Problem requirements: Provide an exact copy of the data, excluding the images.

Available data:

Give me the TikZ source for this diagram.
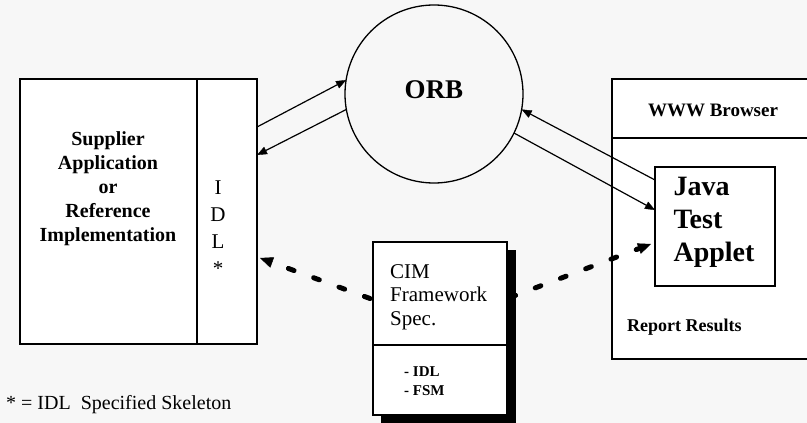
\documentclass[tikz,border=0pt]{standalone}
\usepackage{fontspec}
\setmainfont{Liberation Serif}
\usetikzlibrary{arrows.meta,calc}
\begin{document}
\begin{tikzpicture}[x=1pt,y=-1pt,
  box/.style={draw,line width=1.3pt,fill=white,inner sep=0pt,outer sep=0pt},
  conn/.style={line width=1.2pt,-{Triangle[length=10pt,width=8pt,line width=0.4pt]}},
  dconn/.style={line width=5pt,line cap=round,dash pattern=on 6pt off 21pt,-{Triangle[length=13pt,width=11pt,line width=0.4pt]}},
  txt/.style={inner sep=0pt}]
\clip (0,0) rectangle (807,423);
\fill[white!97!black] (0,0) rectangle (807,423);
% left boxes
\node[box,minimum width=177pt,minimum height=265pt] (supp) at (108.5,211.5) {};
\node[box,minimum width=60pt,minimum height=265pt] (idl) at (227,211.5) {};
% ORB
\node[circle,draw,line width=1.3pt,minimum size=178pt,inner sep=0pt,outer sep=0pt] (orb) at (434,94) {};
% browser
\node[box,minimum width=220pt,minimum height=59pt,anchor=north west] (bhead) at (612,79) {};
\node[box,minimum width=220pt,minimum height=221pt,anchor=north west] (bbody) at (612,138) {};
\node[box,minimum width=120pt,minimum height=119pt] (java) at (715,226.5) {};
% CIM
\fill (381,250) rectangle (516,423);
\node[box,minimum width=134pt,minimum height=103pt,anchor=north west] (cimtop) at (373,242) {};
\node[box,minimum width=134pt,minimum height=70pt,anchor=north west] (cimbot) at (373,345) {};
% texts
\node[txt,font=\bfseries\fontsize{20}{24}\selectfont,align=center] (supptext) at (108,189) {Supplier\\Application\\or\\Reference\\Implementation};
\node[txt,font=\fontsize{21}{27}\selectfont,align=center] (idltext) at (218,228) {I\\D\\L\\*};
\node[txt,font=\bfseries\fontsize{27}{30}\selectfont] (orbtext) at (434,90) {ORB};
\node[txt,font=\bfseries\fontsize{19}{22}\selectfont] (wwwtext) at (713,110) {WWW Browser};
\node[txt,font=\bfseries\fontsize{28}{33}\selectfont,align=left] (javatext) at (714,222) {Java\\Test\\Applet};
\node[txt,font=\bfseries\fontsize{18}{20}\selectfont,anchor=west] (report) at (627,327) {Report Results};
\node[txt,font=\fontsize{21}{23.5}\selectfont,align=left,anchor=west] (cimtext) at (390,297) {CIM\\Framework\\Spec.};
\node[txt,font=\bfseries\fontsize{15}{19}\selectfont,align=left,anchor=west] (cimlist) at (404,381) {- IDL\\- FSM};
\node[txt,font=\fontsize{20}{24}\selectfont,anchor=west] (foot) at (6,405) {* = IDL\ \ Specified Skeleton};
% connectors
\draw[conn] ($(idl.north east)+(0,48)$) -- (orb.171);
\draw[conn] (orb.190) -- ($(idl.north east)+(0,76)$);
\draw[conn] ($(java.north west)+(0,13)$) -- (orb.350);
\draw[conn] (orb.334) -- ($(java.north west)+(0,43)$);
\draw[dconn] ($(cimtop.west)+(-3,5)$) -- ($(idl.north east)+(3,179)$);
\draw[dconn] ($(cimtop.east)+(3,4)$) -- ($(java.north west)+(-4,77)$);
\end{tikzpicture}
\end{document}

Solved exercise:
Give me the TikZ source for this diagram.
\documentclass[tikz,border=0pt]{standalone}
\usepackage{fontspec}
\setmainfont{Liberation Serif}
\usetikzlibrary{arrows.meta,calc}
\begin{document}
\begin{tikzpicture}[x=1pt,y=-1pt,
  box/.style={draw,line width=1.3pt,fill=white,inner sep=0pt,outer sep=0pt},
  conn/.style={line width=1.2pt,-{Triangle[length=10pt,width=8pt,line width=0.4pt]}},
  dconn/.style={line width=5pt,line cap=round,dash pattern=on 6pt off 21pt,-{Triangle[length=13pt,width=11pt,line width=0.4pt]}},
  txt/.style={inner sep=0pt}]
\clip (0,0) rectangle (807,423);
\fill[white!97!black] (0,0) rectangle (807,423);
% left boxes
\node[box,minimum width=177pt,minimum height=265pt] (supp) at (108.5,211.5) {};
\node[box,minimum width=60pt,minimum height=265pt] (idl) at (227,211.5) {};
% ORB
\node[circle,draw,line width=1.3pt,minimum size=178pt,inner sep=0pt,outer sep=0pt] (orb) at (434,94) {};
% browser
\node[box,minimum width=220pt,minimum height=59pt,anchor=north west] (bhead) at (612,79) {};
\node[box,minimum width=220pt,minimum height=221pt,anchor=north west] (bbody) at (612,138) {};
\node[box,minimum width=120pt,minimum height=119pt] (java) at (715,226.5) {};
% CIM
\fill (381,250) rectangle (516,423);
\node[box,minimum width=134pt,minimum height=103pt,anchor=north west] (cimtop) at (373,242) {};
\node[box,minimum width=134pt,minimum height=70pt,anchor=north west] (cimbot) at (373,345) {};
% texts
\node[txt,font=\bfseries\fontsize{20}{24}\selectfont,align=center] (supptext) at (108,189) {Supplier\\Application\\or\\Reference\\Implementation};
\node[txt,font=\fontsize{21}{27}\selectfont,align=center] (idltext) at (218,228) {I\\D\\L\\*};
\node[txt,font=\bfseries\fontsize{27}{30}\selectfont] (orbtext) at (434,90) {ORB};
\node[txt,font=\bfseries\fontsize{19}{22}\selectfont] (wwwtext) at (713,110) {WWW Browser};
\node[txt,font=\bfseries\fontsize{28}{33}\selectfont,align=left] (javatext) at (714,222) {Java\\Test\\Applet};
\node[txt,font=\bfseries\fontsize{18}{20}\selectfont,anchor=west] (report) at (627,327) {Report Results};
\node[txt,font=\fontsize{21}{23.5}\selectfont,align=left,anchor=west] (cimtext) at (390,297) {CIM\\Framework\\Spec.};
\node[txt,font=\bfseries\fontsize{15}{19}\selectfont,align=left,anchor=west] (cimlist) at (404,381) {- IDL\\- FSM};
\node[txt,font=\fontsize{20}{24}\selectfont,anchor=west] (foot) at (6,405) {* = IDL\ \ Specified Skeleton};
% connectors
\draw[conn] ($(idl.north east)+(0,48)$) -- (orb.171);
\draw[conn] (orb.190) -- ($(idl.north east)+(0,76)$);
\draw[conn] ($(java.north west)+(0,13)$) -- (orb.350);
\draw[conn] (orb.334) -- ($(java.north west)+(0,43)$);
\draw[dconn] ($(cimtop.west)+(-3,5)$) -- ($(idl.north east)+(3,179)$);
\draw[dconn] ($(cimtop.east)+(3,4)$) -- ($(java.north west)+(-4,77)$);
\end{tikzpicture}
\end{document}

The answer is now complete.